### What you have to do:
Pictures do not belong in your copy. Repeat all the other data exactly.

### Collected material:
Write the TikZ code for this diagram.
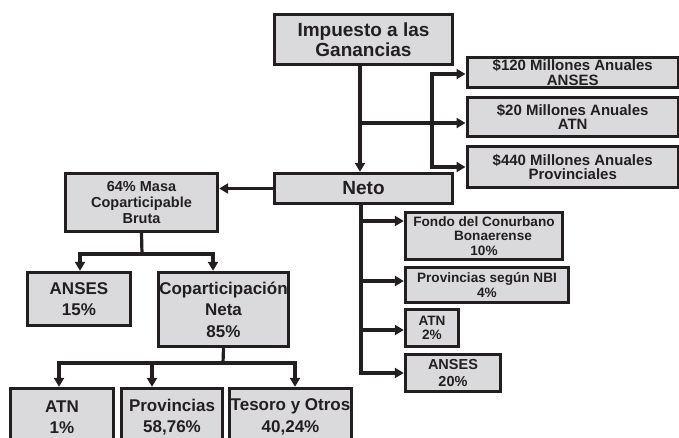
\documentclass[tikz,border=0pt]{standalone}
\usepackage{fontspec}
\setmainfont{Liberation Sans}
\usetikzlibrary{arrows.meta}
\definecolor{boxgray}{RGB}{218,218,220}
\definecolor{ink}{RGB}{35,31,32}

\begin{document}
\begin{tikzpicture}[x=1pt, y=-1pt,
		box/.style={draw=ink, line width=3.4pt, fill=boxgray, text=ink, align=center, inner sep=0pt},
		big text/.style={font=\fontsize{19}{19.5}\selectfont\bfseries},
		mid text/.style={font=\fontsize{17}{21.5}\selectfont\bfseries},
		small text/.style={font=\fontsize{15}{14.5}\selectfont\bfseries},
		tiny text/.style={font=\fontsize{13.6}{14.5}\selectfont\bfseries},
		link/.style={draw=ink, line width=3.2pt, -{Triangle[length=9pt,width=10pt]}},
		link both/.style={draw=ink, line width=3.2pt, {Triangle[length=9pt,width=10pt]}-{Triangle[length=9pt,width=10pt]}},
		trunk/.style={draw=ink, line width=3.2pt}
	]
	\useasboundingbox (0,0) rectangle (679,437);
	\clip (0,0) rectangle (679,437);
	
	% top
	\node[box, big text, minimum width=178pt, minimum height=50pt] (imp) at (363.5,39.5) {Impuesto a las\\ Ganancias};
	\node[box, small text, anchor=west, minimum width=211pt, minimum height=30pt] (ans120) at (465.5,72.5) {\$120 Millones Anuales\\ANSES};
	\node[box, small text, anchor=west, minimum width=211pt, minimum height=39pt] (atn20) at (465.5,117) {\$20 Millones Anuales\\ATN};
	\node[box, small text, anchor=west, minimum width=211pt, minimum height=41pt] (p440) at (465.5,167) {\$440 Millones Anuales\\Provinciales};
	\node[box, big text, minimum width=178pt, minimum height=30pt] (neto) at (363.5,188.5) {Neto};
	
	% left branch
	\node[box, font=\fontsize{14.5}{16}\selectfont\bfseries, minimum width=152pt, minimum height=58pt] (masa) at (141.5,202.5) {64\% Masa\\ Coparticipable\\ Bruta};
	\node[box, mid text, minimum width=103pt, minimum height=53pt] (anses15) at (79,299) {ANSES\\15\%};
	\node[box, mid text, minimum width=130pt, minimum height=74pt] (copa) at (223.5,309.5) {Coparticipación\\Neta\\85\%};
	\node[box, mid text, minimum width=103pt, minimum height=57pt] (atn1) at (62,417) {ATN\\1\%};
	\node[box, mid text, minimum width=101pt, minimum height=57pt] (prov) at (172,417) {Provincias\\58,76\%};
	\node[box, mid text, minimum width=122pt, minimum height=57pt] (tes) at (290.5,417) {Tesoro y Otros\\40,24\%};
	
	% right branch
	\node[box, tiny text, minimum width=157pt, minimum height=47pt] (fondo) at (484,236) {Fondo del Conurbano\\\hspace*{18pt}Bonaerense\\10\%};
	\node[box, tiny text, minimum width=163pt, minimum height=35pt] (nbi) at (487,285) {Provincias según NBI\\4\%};
	\node[box, tiny text, minimum width=53pt, minimum height=37pt] (atn2) at (432,328) {ATN\\2\%};
	\node[box, font=\fontsize{14.5}{17}\selectfont\bfseries, minimum width=95pt, minimum height=37pt] (anses20) at (453,373) {ANSES\\20\%};
	
	% connector ends
	\coordinate (br) at (432,0);
	\coordinate (in120) at ([yshift=-1.5pt]ans120.west);
	\coordinate (in20) at ([yshift=-6pt]atn20.west);
	\coordinate (out1) at ([xshift=-3.5pt]imp.south);
	\coordinate (out2) at ([xshift=-2.5pt]neto.south);
	\coordinate (infondo) at ([yshift=15pt]fondo.west);
	\coordinate (innbi) at ([yshift=4pt]nbi.west);
	\coordinate (inatn2) at ([yshift=-2pt]atn2.west);
	
	% connectors
	\draw[link] (out1) -- (out1 |- neto.north);
	\draw[link] (out1 |- in20) -- (in20);
	\draw[link both] (in120) -- (br |- in120) -- (br |- p440.west) -- (p440.west);
	\draw[link] (neto.west) -- (neto.west -| masa.east);
	
	\coordinate (j1) at (142,254);
	\draw[trunk] (masa.south) -- (j1);
	\draw[link] (j1) -| ([xshift=1pt]anses15.north);
	\draw[link] (j1) -| ([xshift=-10.5pt]copa.north);
	
	\coordinate (j2) at (223,363);
	\draw[trunk] (copa.south) -- (j2);
	\draw[link] (j2) -| ([xshift=-3pt]atn1.north);
	\draw[link] (j2) -| ([xshift=-20pt]prov.north);
	\draw[link] (j2) -| ([xshift=4.5pt]tes.north);
	
	\draw[link] (out2) |- (anses20.west);
	\draw[link] (out2 |- infondo) -- (infondo);
	\draw[link] (out2 |- innbi) -- (innbi);
	\draw[link] (out2 |- inatn2) -- (inatn2);
\end{tikzpicture}
\end{document}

### Solution to this task:
Write the TikZ code for this diagram.
\documentclass[tikz,border=0pt]{standalone}
\usepackage{fontspec}
\setmainfont{Liberation Sans}
\usetikzlibrary{arrows.meta}
\definecolor{boxgray}{RGB}{218,218,220}
\definecolor{ink}{RGB}{35,31,32}

\begin{document}
\begin{tikzpicture}[x=1pt, y=-1pt,
		box/.style={draw=ink, line width=3.4pt, fill=boxgray, text=ink, align=center, inner sep=0pt},
		big text/.style={font=\fontsize{19}{19.5}\selectfont\bfseries},
		mid text/.style={font=\fontsize{17}{21.5}\selectfont\bfseries},
		small text/.style={font=\fontsize{15}{14.5}\selectfont\bfseries},
		tiny text/.style={font=\fontsize{13.6}{14.5}\selectfont\bfseries},
		link/.style={draw=ink, line width=3.2pt, -{Triangle[length=9pt,width=10pt]}},
		link both/.style={draw=ink, line width=3.2pt, {Triangle[length=9pt,width=10pt]}-{Triangle[length=9pt,width=10pt]}},
		trunk/.style={draw=ink, line width=3.2pt}
	]
	\useasboundingbox (0,0) rectangle (679,437);
	\clip (0,0) rectangle (679,437);
	
	% top
	\node[box, big text, minimum width=178pt, minimum height=50pt] (imp) at (363.5,39.5) {Impuesto a las\\ Ganancias};
	\node[box, small text, anchor=west, minimum width=211pt, minimum height=30pt] (ans120) at (465.5,72.5) {\$120 Millones Anuales\\ANSES};
	\node[box, small text, anchor=west, minimum width=211pt, minimum height=39pt] (atn20) at (465.5,117) {\$20 Millones Anuales\\ATN};
	\node[box, small text, anchor=west, minimum width=211pt, minimum height=41pt] (p440) at (465.5,167) {\$440 Millones Anuales\\Provinciales};
	\node[box, big text, minimum width=178pt, minimum height=30pt] (neto) at (363.5,188.5) {Neto};
	
	% left branch
	\node[box, font=\fontsize{14.5}{16}\selectfont\bfseries, minimum width=152pt, minimum height=58pt] (masa) at (141.5,202.5) {64\% Masa\\ Coparticipable\\ Bruta};
	\node[box, mid text, minimum width=103pt, minimum height=53pt] (anses15) at (79,299) {ANSES\\15\%};
	\node[box, mid text, minimum width=130pt, minimum height=74pt] (copa) at (223.5,309.5) {Coparticipación\\Neta\\85\%};
	\node[box, mid text, minimum width=103pt, minimum height=57pt] (atn1) at (62,417) {ATN\\1\%};
	\node[box, mid text, minimum width=101pt, minimum height=57pt] (prov) at (172,417) {Provincias\\58,76\%};
	\node[box, mid text, minimum width=122pt, minimum height=57pt] (tes) at (290.5,417) {Tesoro y Otros\\40,24\%};
	
	% right branch
	\node[box, tiny text, minimum width=157pt, minimum height=47pt] (fondo) at (484,236) {Fondo del Conurbano\\\hspace*{18pt}Bonaerense\\10\%};
	\node[box, tiny text, minimum width=163pt, minimum height=35pt] (nbi) at (487,285) {Provincias según NBI\\4\%};
	\node[box, tiny text, minimum width=53pt, minimum height=37pt] (atn2) at (432,328) {ATN\\2\%};
	\node[box, font=\fontsize{14.5}{17}\selectfont\bfseries, minimum width=95pt, minimum height=37pt] (anses20) at (453,373) {ANSES\\20\%};
	
	% connector ends
	\coordinate (br) at (432,0);
	\coordinate (in120) at ([yshift=-1.5pt]ans120.west);
	\coordinate (in20) at ([yshift=-6pt]atn20.west);
	\coordinate (out1) at ([xshift=-3.5pt]imp.south);
	\coordinate (out2) at ([xshift=-2.5pt]neto.south);
	\coordinate (infondo) at ([yshift=15pt]fondo.west);
	\coordinate (innbi) at ([yshift=4pt]nbi.west);
	\coordinate (inatn2) at ([yshift=-2pt]atn2.west);
	
	% connectors
	\draw[link] (out1) -- (out1 |- neto.north);
	\draw[link] (out1 |- in20) -- (in20);
	\draw[link both] (in120) -- (br |- in120) -- (br |- p440.west) -- (p440.west);
	\draw[link] (neto.west) -- (neto.west -| masa.east);
	
	\coordinate (j1) at (142,254);
	\draw[trunk] (masa.south) -- (j1);
	\draw[link] (j1) -| ([xshift=1pt]anses15.north);
	\draw[link] (j1) -| ([xshift=-10.5pt]copa.north);
	
	\coordinate (j2) at (223,363);
	\draw[trunk] (copa.south) -- (j2);
	\draw[link] (j2) -| ([xshift=-3pt]atn1.north);
	\draw[link] (j2) -| ([xshift=-20pt]prov.north);
	\draw[link] (j2) -| ([xshift=4.5pt]tes.north);
	
	\draw[link] (out2) |- (anses20.west);
	\draw[link] (out2 |- infondo) -- (infondo);
	\draw[link] (out2 |- innbi) -- (innbi);
	\draw[link] (out2 |- inatn2) -- (inatn2);
\end{tikzpicture}
\end{document}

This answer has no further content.